Holographic Phase Retrieval via Wirtinger Flow: Cartesian Form with Auxiliary Amplitude
Ittetsu Uchiyama, Chihiro Tsutake, Keita Takahashi, Toshiaki Fujii
TL;DR
The paper addresses holographic phase retrieval by enabling simultaneous optimization of phase and an auxiliary amplitude for phase-only holograms. It introduces Wirtinger flow in Cartesian form (WFCF), deriving a complex-parameter representation $c_n=a_n+jb_n$ with $h_n(c_n)=\frac{c_n}{|c_n|}$ and a gradient-based update on $\bar{c}_n$, supported by theoretical analysis of gradient geometry and an amplitude-monotonicity property. Empirical results show that WFCF yields higher PSNR and faster convergence than prior methods, including WFPF, GS, and Kaczmarz, both in simulation and optical display experiments.
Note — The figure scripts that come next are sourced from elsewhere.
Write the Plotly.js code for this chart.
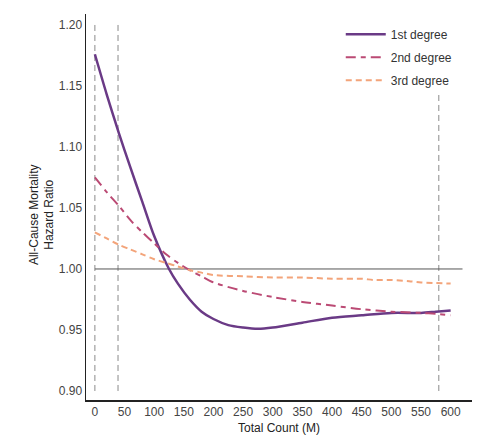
<!DOCTYPE html>
<html>
<head>
<meta charset="utf-8">
<script src="https://cdn.plot.ly/plotly-3.0.1.min.js"></script>
<style>html,body{margin:0;padding:0;background:#fff;}#chart{width:485px;height:436px;}</style>
</head>
<body>
<div id="chart"></div>
<script>
const xFirst = [0, 20, 40, 60, 80, 100, 125, 140, 160, 180, 200, 225, 250, 275, 300, 350, 400, 450, 500, 550, 575, 600];
const yFirst = [1.176, 1.143, 1.112, 1.083, 1.055, 1.027, 1.000, 0.988, 0.975, 0.965, 0.959, 0.954, 0.952, 0.951, 0.952, 0.956, 0.960, 0.962, 0.964, 0.964, 0.965, 0.966];

const xSecond = [0, 20, 40, 60, 80, 100, 120, 140, 160, 180, 200, 250, 300, 350, 400, 450, 500, 550, 580, 600];
const ySecond = [1.075, 1.063, 1.052, 1.040, 1.030, 1.021, 1.012, 1.005, 0.999, 0.994, 0.989, 0.982, 0.977, 0.973, 0.970, 0.967, 0.965, 0.964, 0.963, 0.962];

const xThird = [0, 20, 40, 60, 80, 100, 120, 140, 160, 180, 200, 250, 300, 350, 400, 450, 470, 500, 530, 550, 600];
const yThird = [1.030, 1.025, 1.020, 1.016, 1.012, 1.008, 1.005, 1.002, 0.999, 0.997, 0.995, 0.994, 0.993, 0.993, 0.992, 0.992, 0.991, 0.991, 0.990, 0.989, 0.988];

const seriesNames = ["1st degree", "2nd degree", "3rd degree"];
const xTicks = [0, 50, 100, 150, 200, 250, 300, 350, 400, 450, 500, 550, 600];
const yTicks = [0.90, 0.95, 1.00, 1.05, 1.10, 1.15, 1.20];
const vLines = [0, 39, 580];
const refLevel = 1.00;
const refLineEnd = 620;

const traces = [
  {x: xFirst, y: yFirst, name: seriesNames[0], mode: "lines", legendgroup: "a",
   line: {color: "#6a3a86", width: 2.5, shape: "spline", smoothing: 0.8}},
  {x: xSecond, y: ySecond, name: seriesNames[1], mode: "lines", legendgroup: "b",
   line: {color: "#bb4a74", width: 2, dash: "10px,5px,5px,5px", shape: "spline", smoothing: 0.8}},
  {x: xThird, y: yThird, name: seriesNames[2], mode: "lines", legendgroup: "c",
   line: {color: "#f3a47a", width: 2, dash: "6px,4px", shape: "spline", smoothing: 0.8}}
];

const shapes = vLines.map(v => ({
  type: "line", xref: "x", yref: "y", x0: v, x1: v, y0: 0.90, y1: 1.20,
  line: {color: "#8a8a8a", width: 1, dash: "6px,4px"}, layer: "below"
}));
shapes.push({type: "line", xref: "x", yref: "y", x0: 0, x1: refLineEnd, y0: refLevel, y1: refLevel,
  line: {color: "#555", width: 1}, layer: "below"});

const layout = {
  width: 485, height: 436,
  margin: {l: 86, r: 13, t: 14, b: 36},
  paper_bgcolor: "#fff", plot_bgcolor: "#fff",
  font: {family: "Liberation Sans, Arial, sans-serif", size: 12, color: "#333"},
  showlegend: true,
  legend: {x: 0.66, y: 0.985, xanchor: "left", yanchor: "top", bgcolor: "#fff", itemwidth: 40,
    traceorder: "grouped", tracegroupgap: 4, font: {size: 12, color: "#333"}},
  xaxis: {range: [-15, 636], tickvals: xTicks, ticktext: xTicks.map(String), showgrid: false, zeroline: false,
    showline: true, linecolor: "#222", linewidth: 1.5, ticks: "", tickfont: {size: 12, color: "#444"},
    title: {text: "Total Count (M)", font: {size: 12, color: "#222"}, standoff: 5}, automargin: false},
  yaxis: {range: [0.8926, 1.209], tickvals: yTicks, ticktext: yTicks.map(v => v.toFixed(2)), showgrid: false, zeroline: false,
    showline: true, linecolor: "#222", linewidth: 1.5, ticks: "", tickfont: {size: 12, color: "#444"}, automargin: false},
  annotations: [{text: "All-Cause Mortality<br>Hazard Ratio", xref: "paper", yref: "paper", x: 0, y: 0.479,
    xanchor: "center", yanchor: "middle", xshift: -44, textangle: -90, showarrow: false,
    font: {size: 12, color: "#222"}}],
  shapes: shapes
};

Plotly.newPlot("chart", traces, layout, {displayModeBar: false, staticPlot: true});
</script>
</body>
</html>
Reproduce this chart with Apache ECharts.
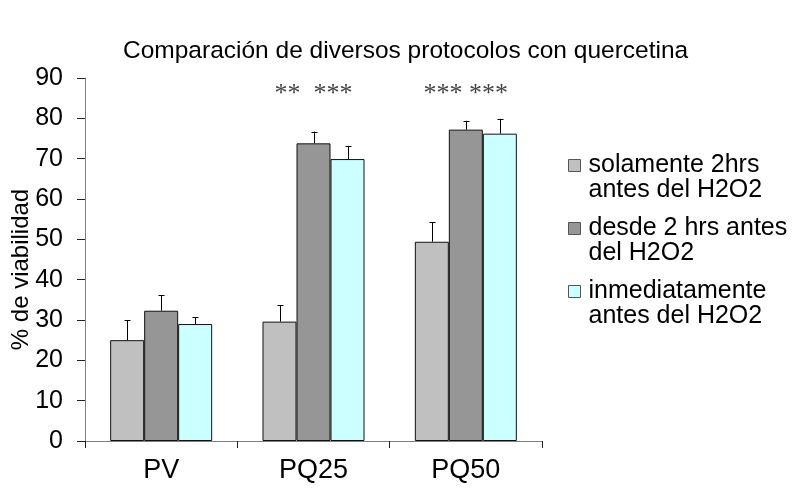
<!DOCTYPE html>
<html>
<head>
<meta charset="utf-8">
<script src="https://cdn.jsdelivr.net/npm/echarts@6/dist/echarts.min.js"></script>
<style>html,body{margin:0;padding:0;background:#fff}#c{width:796px;height:491px}</style>
</head>
<body>
<div id="c"></div>
<script>
// ---- data ----
const title = 'Comparación de diversos protocolos con quercetina';
const yAxisName = '% de viabilidad';
const categories = ['PV', 'PQ25', 'PQ50'];
const seriesNames = ['solamente 2hrs\nantes del H2O2', 'desde 2 hrs antes\ndel H2O2', 'inmediatamente\nantes del H2O2'];
const solamente = [25.0, 29.6, 49.4];
const desde = [32.3, 73.8, 77.2];
const inmediatamente = [29.0, 69.9, 76.2];
const solamenteErr = [4.9, 4.1, 4.9];
const desdeErr = [3.9, 2.9, 2.2];
const inmediatamenteErr = [1.7, 3.3, 3.7];
const significance = ['', '**  ***', '*** ***'];
const significanceLevel = 86;
const yTicks = { min: 0, max: 90, interval: 10 };

// ---- styles ----
const colors = ['#C0C0C0', '#969696', '#CCFFFF'];
const FONT = 'Liberation Sans, Arial, sans-serif';
const BAR_W = 34;
const values = [solamente, desde, inmediatamente];
const errs = [solamenteErr, desdeErr, inmediatamenteErr];

const chart = echarts.init(document.getElementById('c'), null, { renderer: 'canvas' });

const series = [];
values.forEach((vals, s) => {
  series.push({
    name: seriesNames[s],
    type: 'bar',
    data: vals,
    barWidth: BAR_W,
    barGap: '0%',
    itemStyle: { color: colors[s], borderColor: '#111', borderWidth: 1 },
    emphasis: { disabled: true },
    z: 2
  });
});
values.forEach((vals, s) => {
  series.push({
    type: 'custom',
    data: vals.map((v, i) => [i, v, errs[s][i]]),
    encode: { x: 0, y: 1 },
    z: 3,
    silent: true,
    renderItem: function (params, api) {
      const i = api.value(0), m = api.value(1), e = api.value(2);
      const off = (s - 1) * BAR_W;
      const p0 = api.coord([i, m]);
      const p1 = api.coord([i, m + e]);
      const x = Math.round(p0[0] + off) + 0.5;
      const style = { stroke: '#000', lineWidth: 1 };
      return {
        type: 'group',
        children: [
          { type: 'line', shape: { x1: x, y1: p0[1], x2: x, y2: p1[1] }, style: style },
          { type: 'line', shape: { x1: x - 3, y1: Math.round(p1[1]) + 0.5, x2: x + 3, y2: Math.round(p1[1]) + 0.5 }, style: style }
        ]
      };
    }
  });
});
series.push({
  type: 'custom',
  data: significance.map((t, i) => [i, significanceLevel, t]),
  encode: { x: 0, y: 1 },
  z: 4,
  silent: true,
  renderItem: function (params, api) {
    const i = api.value(0);
    const p = api.coord([i, api.value(1)]);
    return {
      type: 'text',
      style: {
        x: p[0], y: p[1],
        text: significance[i],
        align: 'center', verticalAlign: 'middle',
        font: '26px Liberation Serif, Times New Roman, serif',
        fill: '#444'
      }
    };
  }
});

chart.setOption({
  animation: false,
  backgroundColor: '#ffffff',
  title: {
    text: title,
    left: 118,
    top: 34,
    textStyle: { fontFamily: FONT, fontSize: 24.5, fontWeight: 'normal', color: '#000' }
  },
  legend: {
    data: seriesNames,
    orient: 'vertical',
    left: 568,
    top: 128,
    padding: 0,
    itemGap: -12,
    itemWidth: 12,
    itemHeight: 12,
    icon: 'rect',
    selectedMode: false,
    formatter: function (name) { return ' \n' + name; },
    itemStyle: { borderColor: '#555', borderWidth: 1 },
    textStyle: { fontFamily: FONT, fontSize: 25, lineHeight: 25, color: '#000', padding: [0, 0, 0, 3] }
  },
  grid: { left: 85, right: 254, top: 78, bottom: 50, containLabel: false, outerBoundsMode: 'none' },
  xAxis: {
    type: 'category',
    data: categories,
    axisLine: { show: true, lineStyle: { color: '#808080', width: 1 } },
    axisTick: { show: true, length: 7, lineStyle: { color: '#222' } },
    axisLabel: { fontFamily: FONT, fontSize: 27, color: '#000', margin: 16 },
    splitLine: { show: false }
  },
  yAxis: {
    type: 'value',
    min: yTicks.min,
    max: yTicks.max,
    interval: yTicks.interval,
    name: yAxisName,
    nameLocation: 'middle',
    nameRotate: 90,
    nameGap: 52,
    nameMoveOverlap: false,
    nameTextStyle: { fontFamily: FONT, fontSize: 24, color: '#000', padding: [0, 20, 0, 0] },
    axisLine: { show: true, lineStyle: { color: '#808080', width: 1 } },
    axisTick: { show: true, length: 8, lineStyle: { color: '#222' } },
    axisLabel: { fontFamily: FONT, fontSize: 25, color: '#000', margin: 22 },
    splitLine: { show: false }
  },
  series: series
});
</script>
</body>
</html>
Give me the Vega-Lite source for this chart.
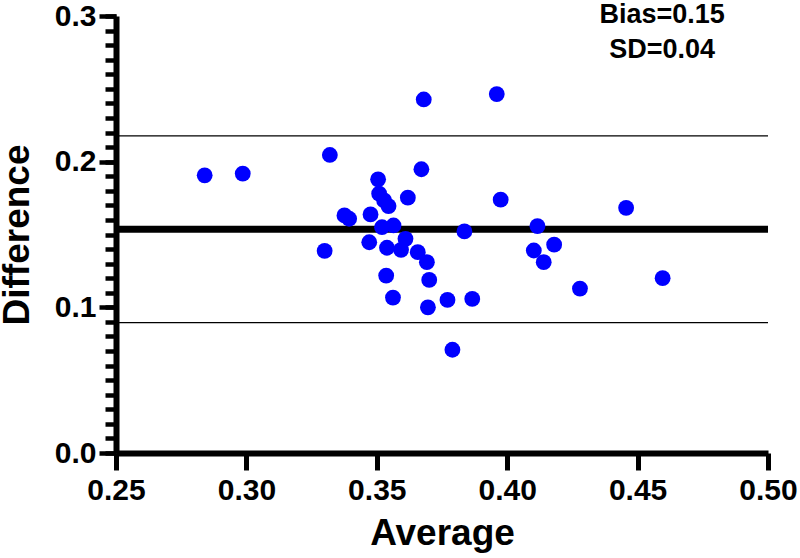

The work demonstrates that incorporating an auxiliary amplitude and exploiting Cartesian Wirtinger calculus can significantly accelerate holographic phase retrieval, with practical implications for faster, higher-quality holographic displays.
Abstract
We propose a new gradient method for holography, where a phase-only hologram is parameterized by not only the phase but also amplitude. The key idea of our approach is the formulation of a phase-only hologram using an auxiliary amplitude. We optimize the parameters using the so-called Wirtinger flow algorithm in the Cartesian domain, which is a gradient method defined on the basis of the Wirtinger calculus. At the early stage of optimization, each element of the hologram exists inside a complex circle, and it can take a large gradient while diverging from the origin. This characteristic contributes to accelerating the gradient descent. Meanwhile, at the final stage of optimization, each element evolves along a complex circle, similar to previous state-of-the-art gradient methods. The experimental results demonstrate that our method outperforms previous methods, primarily due to the optimization of the amplitude.